“Break away / At the veins that are holding us together. / Hold me down / As you cut into my flesh / And pull out every word I've ever said.”
Those deliciously emotional lyrics accurately show the intensity of Driveway’s three-song demo. The band are clearly very influenced by '90s emo, and sound a lot like Balance and Composure mixed with Title Fight, with a slight pop-punk sound also present.
My first reaction to this demo was how well produced it was. I stumbled across it expecting a relatively lo-fi, unimpressive sound. I was wrong. It sounds gorgeous. The slightly scratchy, distorted guitars and booming drums are combined with perfection, with it all sounding crisp and clear. The three songs melt into each other, and make listening to the demo feel like a single experience. From the first second, the listener is submerged into the world created by the intense lyrics, the soaring lead guitar, and the clanging rhythm guitar, which are all driven very capably by loud, skillful drumming.
The opening track “Etymology” is very energetic, with catchy verses. The guitars intertwine beautifully throughout, joining together at times and also playing completely differently. This has the effect of adding another dimension to the song and highlighting the realization and frustration in the lyrics. The song, as suggested by the title, is about how the meaning of words and other things change over time, and this is expressed well: “Words make sentences / Like we make things up. / And words change meaning over time / Like the way we've become.” The energy reaches a peak after two-and-a-half minutes in, as does the emotional intensity in the vocals, with the next 30 seconds guaranteed to get your head bopping. After this, the song gently dies down, giving the listener time to digest the experience and prepare for the next track.

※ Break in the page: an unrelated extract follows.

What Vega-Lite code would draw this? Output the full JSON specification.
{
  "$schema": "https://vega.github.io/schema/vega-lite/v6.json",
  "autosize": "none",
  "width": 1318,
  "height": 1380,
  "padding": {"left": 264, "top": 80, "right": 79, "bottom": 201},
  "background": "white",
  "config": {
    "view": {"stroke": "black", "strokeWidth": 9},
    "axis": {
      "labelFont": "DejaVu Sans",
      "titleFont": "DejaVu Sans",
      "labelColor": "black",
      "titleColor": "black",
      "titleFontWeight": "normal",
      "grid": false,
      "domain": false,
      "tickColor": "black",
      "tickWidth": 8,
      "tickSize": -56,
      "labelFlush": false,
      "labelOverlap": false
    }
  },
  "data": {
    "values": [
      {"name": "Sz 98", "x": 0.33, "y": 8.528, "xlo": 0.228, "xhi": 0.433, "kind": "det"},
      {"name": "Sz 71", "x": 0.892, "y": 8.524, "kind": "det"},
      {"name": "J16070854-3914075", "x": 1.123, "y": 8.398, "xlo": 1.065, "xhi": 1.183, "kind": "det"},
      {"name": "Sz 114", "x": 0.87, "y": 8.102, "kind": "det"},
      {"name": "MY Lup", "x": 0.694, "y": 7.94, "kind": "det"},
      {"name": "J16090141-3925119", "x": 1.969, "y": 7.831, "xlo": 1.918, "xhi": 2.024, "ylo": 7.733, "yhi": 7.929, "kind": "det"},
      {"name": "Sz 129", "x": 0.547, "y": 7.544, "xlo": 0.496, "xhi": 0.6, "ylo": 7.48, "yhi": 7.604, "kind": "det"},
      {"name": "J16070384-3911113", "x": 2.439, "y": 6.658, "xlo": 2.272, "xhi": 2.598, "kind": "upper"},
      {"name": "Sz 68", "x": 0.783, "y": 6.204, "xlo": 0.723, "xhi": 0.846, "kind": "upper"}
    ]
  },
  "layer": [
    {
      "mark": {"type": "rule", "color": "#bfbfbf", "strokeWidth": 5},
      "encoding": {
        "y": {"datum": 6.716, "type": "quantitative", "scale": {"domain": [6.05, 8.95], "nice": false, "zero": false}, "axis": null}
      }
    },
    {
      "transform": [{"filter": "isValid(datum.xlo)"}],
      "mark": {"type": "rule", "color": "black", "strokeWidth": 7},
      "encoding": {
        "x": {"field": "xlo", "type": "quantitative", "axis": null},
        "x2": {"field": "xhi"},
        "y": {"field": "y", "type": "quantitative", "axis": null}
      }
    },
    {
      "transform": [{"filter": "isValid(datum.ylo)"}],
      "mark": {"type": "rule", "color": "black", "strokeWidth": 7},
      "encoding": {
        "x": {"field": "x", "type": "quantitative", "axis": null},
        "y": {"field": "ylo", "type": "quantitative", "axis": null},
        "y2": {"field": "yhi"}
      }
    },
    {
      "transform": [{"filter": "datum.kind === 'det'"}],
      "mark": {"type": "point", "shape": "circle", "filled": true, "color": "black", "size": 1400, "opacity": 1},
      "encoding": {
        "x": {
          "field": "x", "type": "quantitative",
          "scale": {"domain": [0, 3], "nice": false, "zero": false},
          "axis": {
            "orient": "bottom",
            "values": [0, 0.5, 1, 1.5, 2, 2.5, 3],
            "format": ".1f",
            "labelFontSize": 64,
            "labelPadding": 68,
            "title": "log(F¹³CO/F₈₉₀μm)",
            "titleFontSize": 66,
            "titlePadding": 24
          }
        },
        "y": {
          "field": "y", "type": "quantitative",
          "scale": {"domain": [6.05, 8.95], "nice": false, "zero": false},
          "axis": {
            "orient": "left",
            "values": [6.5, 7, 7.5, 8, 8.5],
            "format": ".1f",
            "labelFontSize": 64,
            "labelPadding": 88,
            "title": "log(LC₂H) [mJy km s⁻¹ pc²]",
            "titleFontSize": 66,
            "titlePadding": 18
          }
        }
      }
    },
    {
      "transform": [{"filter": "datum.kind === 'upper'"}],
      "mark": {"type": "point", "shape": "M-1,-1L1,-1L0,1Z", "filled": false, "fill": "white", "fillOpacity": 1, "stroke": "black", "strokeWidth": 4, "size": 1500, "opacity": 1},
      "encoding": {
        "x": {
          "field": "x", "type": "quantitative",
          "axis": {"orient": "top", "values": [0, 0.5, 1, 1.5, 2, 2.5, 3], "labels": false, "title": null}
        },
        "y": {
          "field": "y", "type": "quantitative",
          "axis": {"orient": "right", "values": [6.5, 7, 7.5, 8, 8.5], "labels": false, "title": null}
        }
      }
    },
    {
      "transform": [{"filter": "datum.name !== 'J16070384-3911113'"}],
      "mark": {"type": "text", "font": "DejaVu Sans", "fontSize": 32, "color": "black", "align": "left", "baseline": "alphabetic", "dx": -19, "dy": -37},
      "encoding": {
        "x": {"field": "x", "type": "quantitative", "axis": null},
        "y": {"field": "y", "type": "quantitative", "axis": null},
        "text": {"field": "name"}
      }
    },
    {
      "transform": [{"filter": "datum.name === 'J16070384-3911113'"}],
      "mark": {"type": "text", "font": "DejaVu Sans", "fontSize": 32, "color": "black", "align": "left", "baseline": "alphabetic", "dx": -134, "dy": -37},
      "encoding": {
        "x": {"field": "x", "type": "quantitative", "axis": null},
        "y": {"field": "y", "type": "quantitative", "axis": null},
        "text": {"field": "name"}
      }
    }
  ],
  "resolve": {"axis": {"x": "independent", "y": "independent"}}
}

“Naomi Watts” is track number 2. The pop-punk sound of the band is most notable on this song, with a chorus that will replay itself in your head all day. Don’t be fooled by the light-hearted façade, though. The lyrics are saturated in desperation, staying true to the emo influence: “And I remember the days, you used to paint me pictures of your pain, / If I could go back in time I would, before this ever even started.” The contrast between the music and lyrics add depth to the song and make it more attractive. This is a song you could play loudly in your car while speeding down an empty road, or just as background music. One thing’s for sure, though: You’ll be tapping your foot and nodding your head.
The final entry is “Munchausen Syndrome”. At over five minutes long, this is the most chilled track; however, it is in no way any less intense. Actually, it’s probably the most tiresome song to listen to due to the slower tempo and darker feel. It is very reminiscent of Mineral and wouldn't be out of place on Balance and Composure’s Separation. The opening line displays the talent for songwriting, and is further example of the thought-provoking lyrics, using great imagery: “Everybody sings about the sea / As if no one has ever been swallowed by a mountain range.”
Despite the obvious influence of the aforementioned bands, Driveway have still managed to retain some originality and have created a very interesting and energetic experience that is slightly draining, but absolutely rewarding. The fact that this is a demo, and the band's first release, is astounding. There will be many great things to come from Driveway, so keep an eye out. Or two.